■ **RECORDS FOR THE EXERCISE**:
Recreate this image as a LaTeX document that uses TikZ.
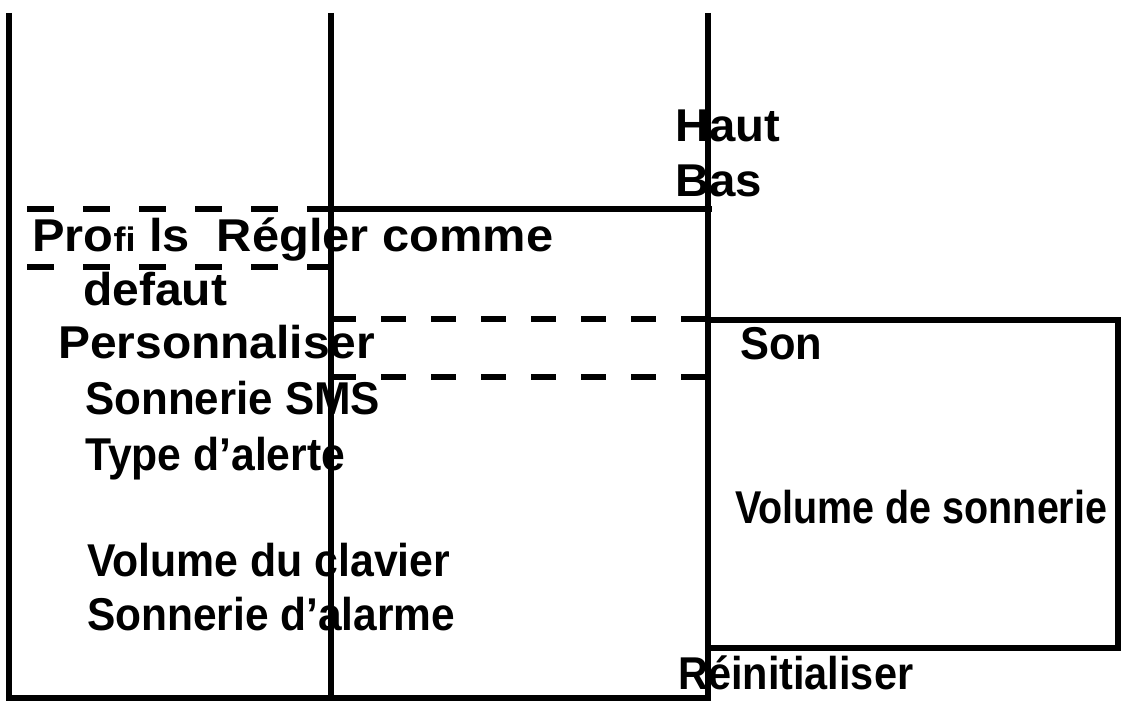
\documentclass[tikz,border=0pt]{standalone}
\usepackage{fontspec}
\setmainfont{Liberation Sans}
\usepackage{graphicx}
\newcommand\fitw[2]{\resizebox{#1pt}{\height}{#2}}
\begin{document}
\begin{tikzpicture}[x=1pt,y=-1pt,
  ln/.style={line width=5.5pt},
  dsh/.style={line width=5.5pt, dash pattern=on 25pt off 25pt},
  dshl/.style={line width=5.5pt, dash pattern=on 27pt off 29pt},
  txt/.style={inner sep=0pt, anchor=base west, font=\fontsize{46}{55}\selectfont\bfseries}]
\useasboundingbox (0,0) rectangle (1129,701);
% frame lines
\coordinate (tl) at (9,13);
\coordinate (bl) at (9,698);
\coordinate (br) at (711,698);
\draw[ln, line join=miter] (tl) -- (bl) -- (br);
\draw[ln] (331,13) -- (331,698);
\draw[ln] (708,13) -- (708,698);
\draw[ln] (331,209) -- (712,209);
\draw[ln] (708,320) rectangle (1118,648);
% dashed lines
\draw[dshl] (27,209) -- (331,209);
\draw[dshl] (27,267) -- (331,267);
\draw[dsh] (331,319) -- (708,319);
\draw[dsh] (331,377) -- (708,377);
% texts
\node[txt] (profils) at (32,251) {\fitw{521}{Pro{\fontsize{34}{34}\selectfont fi} ls\ \ Régler comme}};
\node[txt] (defaut) at (83,305) {\fitw{144}{defaut}};
\node[txt] (perso) at (58,358) {\fitw{317}{Personnaliser}};
\node[txt] (sms) at (85,414) {\fitw{295}{Sonnerie SMS}};
\node[txt] (type) at (85,470) {\fitw{260}{Type d’alerte}};
\node[txt] (clavier) at (87,576) {\fitw{363}{Volume du clavier}};
\node[txt] (alarme) at (87,630) {\fitw{368}{Sonnerie d’alarme}};
\node[txt] (haut) at (675,141) {\fitw{105}{Haut}};
\node[txt] (bas) at (675,196) {\fitw{87}{Bas}};
\node[txt] (son) at (740,359) {\fitw{82}{Son}};
\node[txt] (volson) at (735,523) {\fitw{372}{Volume de sonnerie}};
\node[txt] (reinit) at (678,689) {\fitw{235}{Réinitialiser}};
\end{tikzpicture}
\end{document}
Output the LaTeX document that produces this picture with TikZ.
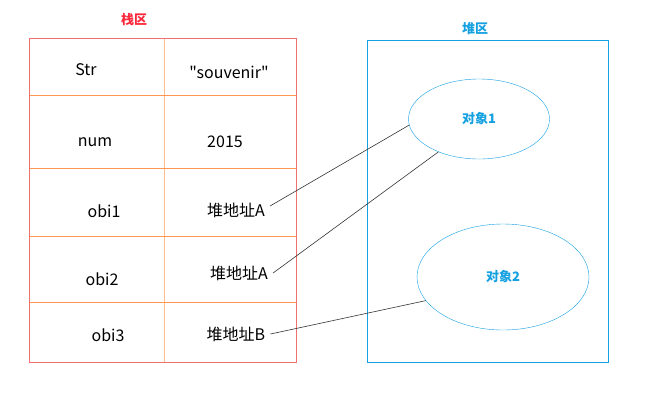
\documentclass[tikz,border=0pt]{standalone}
\usepackage{fontspec}
\newfontfamily\cjk{Noto Sans CJK SC}
\usepackage{tikz}
\usetikzlibrary{shapes.geometric}
\definecolor{stackRed}{RGB}{240,112,112}
\definecolor{titleRed}{RGB}{250,40,60}
\definecolor{rowOrange}{RGB}{255,150,80}
\definecolor{colOrange}{RGB}{255,190,140}
\definecolor{heapBlue}{RGB}{20,160,225}
\tikzstyle{cellText} = [text=black, inner sep=5pt,
	font=\cjk\fontsize{16}{19}\selectfont]
\tikzstyle{areaLabel} = [inner sep=1pt, font=\cjk\fontsize{13}{15}\selectfont\bfseries]
\tikzstyle{heapObj} = [shape=ellipse, draw=heapBlue, text=heapBlue,
	inner sep=0pt, font=\cjk\fontsize{13}{15}\selectfont\bfseries]
\tikzstyle{refLine} = [draw=black!80, line width=0.6pt]

\begin{document}
\begin{tikzpicture}[x=1pt, y=-1pt]
  \useasboundingbox (0,0) rectangle (668,400);
  % stack area
  \node[areaLabel, text=titleRed] (stackTitle) at (134,20) {栈区};
  \draw[colOrange, line width=0.8pt] (164,38) -- (164,362);
  \foreach \y in {95,168,236,302}
  	\draw[rowOrange, line width=0.8pt] (29,\y) -- (296,\y);
  \draw[stackRed, line width=1pt] (29,38) rectangle (296,362);
  \node[cellText] (str) at (86,70) {Str};
  \node[cellText] (strVal) at (229,72) {"souvenir"};
  \node[cellText] (num) at (95,142) {num};
  \node[cellText] (numVal) at (225,142) {2015};
  \node[cellText] (obiOne) at (104,211) {obi1};
  \node[cellText] (addrOne) at (236,210) {堆地址A};
  \node[cellText] (obiTwo) at (102,279) {obi2};
  \node[cellText] (addrTwo) at (239,273) {堆地址A};
  \node[cellText] (obiThree) at (108,335) {obi3};
  \node[cellText] (addrThree) at (236,334) {堆地址B};
  % heap area
  \node[areaLabel, text=heapBlue] (heapTitle) at (475,29) {堆区};
  \draw[heapBlue, line width=1pt] (367,40) rectangle (608,362);
  \node[heapObj, minimum width=141pt, minimum height=80pt] (objOne) at (479,119) {对象1};
  \node[heapObj, minimum width=172pt, minimum height=106pt] (objTwo) at (503,277) {对象2};
  % references
  \draw[refLine] ([yshift=4pt]addrOne.east) -- (objOne.185);
  \draw[refLine] (addrTwo.east) -- (objOne.219);
  \draw[refLine] (addrThree.east) -- (objTwo.197);
\end{tikzpicture}
\end{document}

■ **TASK OBJECTIVE**: Every line above should be returned word for word, with the pictures left behind.

■ **RIGHT ANSWER**:
Recreate this image as a LaTeX document that uses TikZ.
\documentclass[tikz,border=0pt]{standalone}
\usepackage{fontspec}
\setmainfont{Liberation Sans}
\usepackage{graphicx}
\newcommand\fitw[2]{\resizebox{#1pt}{\height}{#2}}
\begin{document}
\begin{tikzpicture}[x=1pt,y=-1pt,
  ln/.style={line width=5.5pt},
  dsh/.style={line width=5.5pt, dash pattern=on 25pt off 25pt},
  dshl/.style={line width=5.5pt, dash pattern=on 27pt off 29pt},
  txt/.style={inner sep=0pt, anchor=base west, font=\fontsize{46}{55}\selectfont\bfseries}]
\useasboundingbox (0,0) rectangle (1129,701);
% frame lines
\coordinate (tl) at (9,13);
\coordinate (bl) at (9,698);
\coordinate (br) at (711,698);
\draw[ln, line join=miter] (tl) -- (bl) -- (br);
\draw[ln] (331,13) -- (331,698);
\draw[ln] (708,13) -- (708,698);
\draw[ln] (331,209) -- (712,209);
\draw[ln] (708,320) rectangle (1118,648);
% dashed lines
\draw[dshl] (27,209) -- (331,209);
\draw[dshl] (27,267) -- (331,267);
\draw[dsh] (331,319) -- (708,319);
\draw[dsh] (331,377) -- (708,377);
% texts
\node[txt] (profils) at (32,251) {\fitw{521}{Pro{\fontsize{34}{34}\selectfont fi} ls\ \ Régler comme}};
\node[txt] (defaut) at (83,305) {\fitw{144}{defaut}};
\node[txt] (perso) at (58,358) {\fitw{317}{Personnaliser}};
\node[txt] (sms) at (85,414) {\fitw{295}{Sonnerie SMS}};
\node[txt] (type) at (85,470) {\fitw{260}{Type d’alerte}};
\node[txt] (clavier) at (87,576) {\fitw{363}{Volume du clavier}};
\node[txt] (alarme) at (87,630) {\fitw{368}{Sonnerie d’alarme}};
\node[txt] (haut) at (675,141) {\fitw{105}{Haut}};
\node[txt] (bas) at (675,196) {\fitw{87}{Bas}};
\node[txt] (son) at (740,359) {\fitw{82}{Son}};
\node[txt] (volson) at (735,523) {\fitw{372}{Volume de sonnerie}};
\node[txt] (reinit) at (678,689) {\fitw{235}{Réinitialiser}};
\end{tikzpicture}
\end{document}
Output the LaTeX document that produces this picture with TikZ.
\documentclass[tikz,border=0pt]{standalone}
\usepackage{fontspec}
\newfontfamily\cjk{Noto Sans CJK SC}
\usepackage{tikz}
\usetikzlibrary{shapes.geometric}
\definecolor{stackRed}{RGB}{240,112,112}
\definecolor{titleRed}{RGB}{250,40,60}
\definecolor{rowOrange}{RGB}{255,150,80}
\definecolor{colOrange}{RGB}{255,190,140}
\definecolor{heapBlue}{RGB}{20,160,225}
\tikzstyle{cellText} = [text=black, inner sep=5pt,
	font=\cjk\fontsize{16}{19}\selectfont]
\tikzstyle{areaLabel} = [inner sep=1pt, font=\cjk\fontsize{13}{15}\selectfont\bfseries]
\tikzstyle{heapObj} = [shape=ellipse, draw=heapBlue, text=heapBlue,
	inner sep=0pt, font=\cjk\fontsize{13}{15}\selectfont\bfseries]
\tikzstyle{refLine} = [draw=black!80, line width=0.6pt]

\begin{document}
\begin{tikzpicture}[x=1pt, y=-1pt]
  \useasboundingbox (0,0) rectangle (668,400);
  % stack area
  \node[areaLabel, text=titleRed] (stackTitle) at (134,20) {栈区};
  \draw[colOrange, line width=0.8pt] (164,38) -- (164,362);
  \foreach \y in {95,168,236,302}
  	\draw[rowOrange, line width=0.8pt] (29,\y) -- (296,\y);
  \draw[stackRed, line width=1pt] (29,38) rectangle (296,362);
  \node[cellText] (str) at (86,70) {Str};
  \node[cellText] (strVal) at (229,72) {"souvenir"};
  \node[cellText] (num) at (95,142) {num};
  \node[cellText] (numVal) at (225,142) {2015};
  \node[cellText] (obiOne) at (104,211) {obi1};
  \node[cellText] (addrOne) at (236,210) {堆地址A};
  \node[cellText] (obiTwo) at (102,279) {obi2};
  \node[cellText] (addrTwo) at (239,273) {堆地址A};
  \node[cellText] (obiThree) at (108,335) {obi3};
  \node[cellText] (addrThree) at (236,334) {堆地址B};
  % heap area
  \node[areaLabel, text=heapBlue] (heapTitle) at (475,29) {堆区};
  \draw[heapBlue, line width=1pt] (367,40) rectangle (608,362);
  \node[heapObj, minimum width=141pt, minimum height=80pt] (objOne) at (479,119) {对象1};
  \node[heapObj, minimum width=172pt, minimum height=106pt] (objTwo) at (503,277) {对象2};
  % references
  \draw[refLine] ([yshift=4pt]addrOne.east) -- (objOne.185);
  \draw[refLine] (addrTwo.east) -- (objOne.219);
  \draw[refLine] (addrThree.east) -- (objTwo.197);
\end{tikzpicture}
\end{document}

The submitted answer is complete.